Rorisang Kgosana
Premium Journalist
2 minute read
12 Feb 2019
6:25 am

Education dept to plead with union to stop national TVET shutdown

Rorisang Kgosana

Lecturers and students at TVET and CET colleges are ready to start striking on Thursday, Nehawu said.

Nehawu members. Picture: Jacques Nelles

The department of higher education and training (DHET) would plead with the National Education, Health and Allied Workers’ Union (Nehawu) to reconsider their national strike of TVET and community education and training (CET) colleges, as lecturers linked with the union are expected to embark on a national shutdown on Thursday.

The union announced yesterday in Pretoria that they were fully prepared for the national shutdown which was due to mistreatment of their members.

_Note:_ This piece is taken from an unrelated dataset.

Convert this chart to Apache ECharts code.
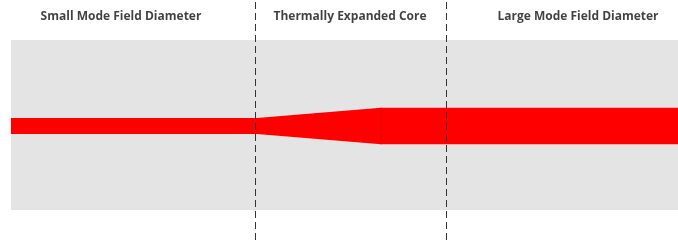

According to general secretary Zola Saphetha, their members were exploited and subjected to “horrible” working conditions.

Some of their grievances included stagnant salaries of college personnel, who apparently earned much less than staff at public institutions, non-deduction of pension benefits for staff at CET colleges and victimisation of Nehawu shop stewards, Sephetha said.

“Our members’ salaries and other benefits have been stagnant and, as such, the college personnel is now less paid than our counterpart in the public service. It is our demand that this be addressed through proper implementation of performance bonuses and grade progression.

“Every college where our members and shop stewards raised issues of mismanagement and maladministration, they are being dismissed.”

Workers from 50 TVET colleges across 264 campuses and CET colleges across more than 3 000 community learning centres were organised for the national strike. While students would not be able to attend classes, Saphetha said they would instead be joining the strike.

“Our fight is not directed at the students. Withdrawing workers will impact negatively but instead of criticising us, the students have decided to join us,” he said.

This was a concern to the DHET, with the minister, Naledi Pandor, taking matters of disruption seriously, spokesperson Lunga Ngqengelele said.

He said the department was hoping to engage with the union to change their minds on the national shutdown.

“We will try to speak to Nehawu to reconsider it’s decision as it will adversely affect the smooth running of institutions of education, especially TVET colleges. We will see how best we can deal with the issues they are raising. We will do everything we can to avert the strike,” he said.